A guide to the UPC and the UP - Flipbook - Page 373
18-82 Where an order is made ex parte, the defendant has the option within 30 days of execution
of the saisie to request a review. 106 A request for review must set out:
– Why the order should be revoked or modified; and
– the facts and evidence relied upon.
18-83 If such a request is made, there will be an oral hearing without delay 107 at which the Court
has the power to modify, revoke or confirm the order. Where the order is modified or revoked,
“the Court shall oblige the persons to whom confidential information has been disclosed to
keep this information confidential”. 108 This raises the interesting question as to how confidential
terms might be applied retrospectively to information already in the hands of the applicant.

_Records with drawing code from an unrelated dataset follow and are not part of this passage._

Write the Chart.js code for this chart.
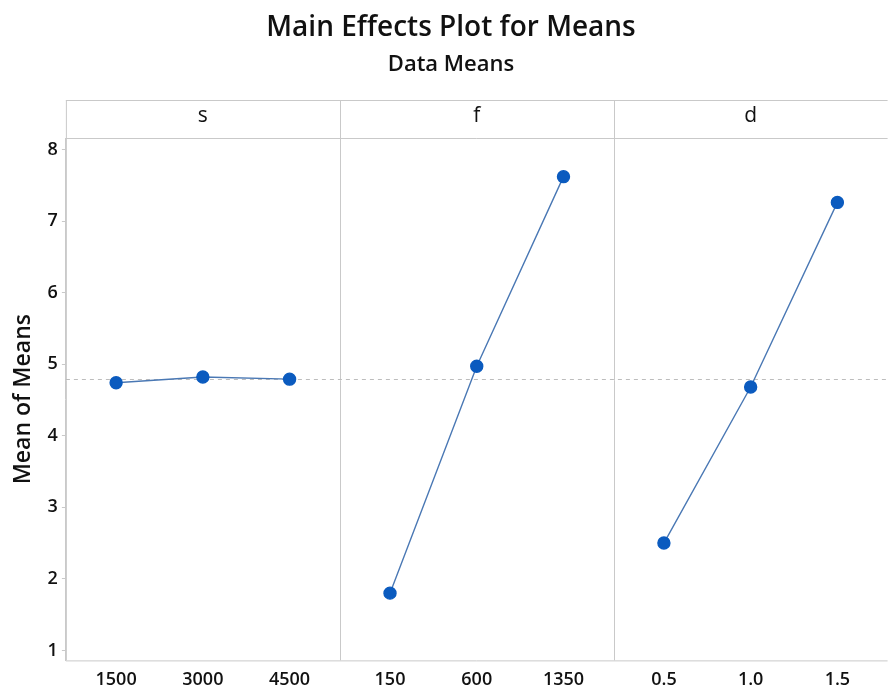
<!DOCTYPE html>
<html>
<head>
<meta charset="utf-8">
<script src="https://cdn.jsdelivr.net/npm/chart.js@4/dist/chart.umd.min.js"></script>
<style>
  html, body { margin: 0; padding: 0; background: #ffffff; }
  #wrap { width: 895px; height: 694px; }
</style>
</head>
<body>
<div id="wrap"><canvas id="c"></canvas></div>
<script>
// Factors and their levels
const factors = ['s', 'f', 'd'];
const sLevels = ['1500', '3000', '4500'];
const fLevels = ['150', '600', '1350'];
const dLevels = ['0.5', '1.0', '1.5'];

// Mean of means at each level
const sMeans = [4.74, 4.82, 4.79];
const fMeans = [1.80, 4.97, 7.62];
const dMeans = [2.50, 4.68, 7.26];

const yTicks = [1, 2, 3, 4, 5, 6, 7, 8];

// each factor gets a panel 3 units wide; levels sit inside it
const levelOffsets = [0.55, 1.5, 2.45];
const allLevels = [sLevels, fLevels, dLevels];
const allMeans = [sMeans, fMeans, dMeans];

const tickPos = [];
const tickText = {};
allLevels.forEach((lv, p) => lv.forEach((t, i) => {
  const x = p * 3 + levelOffsets[i];
  tickPos.push(x);
  tickText[x.toFixed(2)] = t;
}));

const grandMean = [].concat(...allMeans).reduce((a, b) => a + b, 0) / 9;

const datasets = allMeans.map((m, p) => ({
  label: factors[p],
  data: m.map((v, i) => ({ x: p * 3 + levelOffsets[i], y: v })),
  borderColor: '#4a78b4',
  borderWidth: 1.4,
  pointBackgroundColor: '#0b5bbf',
  pointBorderColor: '#0b5bbf',
  pointRadius: 6,
  pointHoverRadius: 6,
  tension: 0
}));

const font = "'Open Sans', 'Noto Sans', sans-serif";
const HEADER = 38;

// panel frames, factor header strip and grand-mean reference line
const panelPlugin = {
  id: 'panels',
  beforeDatasetsDraw(chart) {
    const { ctx, chartArea: a, scales } = chart;
    const xs = scales.x, ys = scales.y;
    ctx.save();
    ctx.strokeStyle = '#c9c9c9';
    ctx.lineWidth = 1;
    // header strip
    ctx.beginPath();
    ctx.moveTo(a.left, a.top - HEADER + 0.5);
    ctx.lineTo(a.right, a.top - HEADER + 0.5);
    ctx.moveTo(a.left, a.top + 0.5);
    ctx.lineTo(a.right, a.top + 0.5);
    ctx.moveTo(a.left, a.bottom + 0.5);
    ctx.lineTo(a.right, a.bottom + 0.5);
    for (let p = 1; p < 3; p++) {
      const x = Math.round(xs.getPixelForValue(p * 3)) + 0.5;
      ctx.moveTo(x, a.top - HEADER);
      ctx.lineTo(x, a.bottom);
    }
    ctx.moveTo(a.left + 0.5, a.top - HEADER);
    ctx.lineTo(a.left + 0.5, a.bottom);
    ctx.stroke();

    // grand mean
    const ym = Math.round(ys.getPixelForValue(grandMean)) + 0.5;
    ctx.strokeStyle = '#bdbdbd';
    ctx.setLineDash([4, 4]);
    ctx.beginPath();
    ctx.moveTo(a.left, ym);
    ctx.lineTo(a.right, ym);
    ctx.stroke();
    ctx.setLineDash([]);

    // factor names
    ctx.fillStyle = '#111';
    ctx.font = `500 21px ${font}`;
    ctx.textAlign = 'center';
    ctx.textBaseline = 'middle';
    factors.forEach((f, p) => {
      const x = (xs.getPixelForValue(p * 3) + xs.getPixelForValue(p * 3 + 3)) / 2;
      ctx.fillText(f, x, a.top - HEADER / 2 - 3);
    });
    ctx.restore();
  }
};

new Chart(document.getElementById('c'), {
  type: 'line',
  data: { datasets },
  plugins: [panelPlugin],
  options: {
    responsive: true,
    maintainAspectRatio: false,
    animation: false,
    layout: { padding: { left: 10, right: 3, top: 0, bottom: 0 } },
    plugins: {
      legend: { display: false },
      tooltip: { enabled: false },
      title: {
        display: true,
        text: 'Main Effects Plot for Means',
        color: '#111',
        font: { family: font, size: 28, weight: '600' },
        padding: { top: 11, bottom: 7 }
      },
      subtitle: {
        display: true,
        text: 'Data Means',
        color: '#111',
        font: { family: font, size: 22, weight: '600' },
        padding: { top: 0, bottom: 60 }
      }
    },
    scales: {
      x: {
        type: 'linear',
        min: 0,
        max: 9,
        afterBuildTicks(axis) { axis.ticks = tickPos.map(v => ({ value: v })); },
        ticks: {
          autoSkip: false,
          maxRotation: 0,
          color: '#111',
          font: { family: font, size: 18, weight: '600' },
          padding: 3,
          callback: v => tickText[Number(v).toFixed(2)]
        },
        grid: { display: false, drawTicks: true, tickLength: 6, color: '#c9c9c9' },
        border: { display: false }
      },
      y: {
        min: 0.86,
        max: 8.16,
        afterBuildTicks(axis) { axis.ticks = yTicks.map(v => ({ value: v })); },
        ticks: {
          color: '#111',
          font: { family: font, size: 18, weight: '600' },
          padding: 4
        },
        grid: { drawOnChartArea: false, drawTicks: true, tickLength: 4, color: '#c9c9c9' },
        border: { display: true, color: '#c9c9c9' },
        title: {
          display: true,
          text: 'Mean of Means',
          color: '#111',
          font: { family: font, size: 23, weight: '600' },
          padding: { top: 0, bottom: 6 }
        }
      }
    }
  }
});
</script>
</body>
</html>
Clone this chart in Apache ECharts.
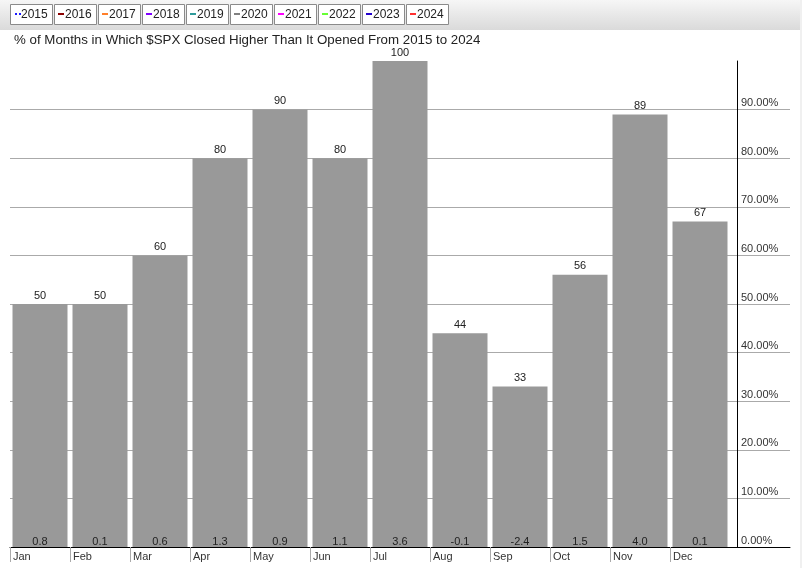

Ideally, this issue will have been considered when the Court made the original order, but
problems may arise if the Court did not anticipate that certain details disclosed during the
execution of the saisie would be considered confidential. This rule also highlights a more
general point with respect to the Court’s ability to police the confidentiality terms it has
imposed and its jurisdiction to enforce them. Following the review, the unsuccessful party
may appeal the decision. 109
Orders for Inspection
18-84 An applicant can apply for an order to inspect products, devices, methods, premises or local
situations in situ. 110 Substantially the same procedure applies to an order for inspection as
to an order for preserving evidence with both orders subject to the same safeguards and
restrictions. 111 The fee is also €350. 112
18-85 Neither the UPCA nor the RoP make clear what, if any, difference exists between an order for
preserving evidence and an order for inspection. From the names given to them by the RoP,
it might be thought that an order for inspection would be granted where the thing to be
inspected is immovable or a process. But this ignores the fact that a saisie can be ordered
which preserves evidence by taking a detailed description which could therefore be of an
immovable thing or a process. Turning to art.60 UPCA, the position is no clearer. One possibility
may be that the saisie is expressly limited to evidence in respect of alleged infringement
compared to the order for inspection which, whilst based on evidence of alleged infringement,
is not expressly limited to the inspection of premises containing evidence of the alleged
infringement. It is possible therefore that an order for inspection may be made in relation to
premises where there is not thought to be evidence of infringement per se, but some other
relevant reason for the inspection exists, although such a reason is hard to imagine. 113
106
107
108
109
110
111
112
113
r.197(3) RoP.
r.195 RoP. See paragraphs 18-43 and 18-44.
r.197(4) RoP. Note that r.262 RoP relating to public access to the register is stated to be subject to r.197(4) RoP.
See paragraph 18-66.
art.60 UPCA and r.199 RoP.
r.199(2) states that rr.192 to 198 RoP apply mutatis mutandis.
r.370 RoP.
If art.60(3) UPCA was not expressly limited to requests from applicants who present evidence of infringement, then it might
be thought that this was the correct distinction and that perhaps orders for inspection were intended to be used by nonpatentees in, for example, actions for revocation. But, obviously, this is not the case as art.60(3) UPCA is not so limited.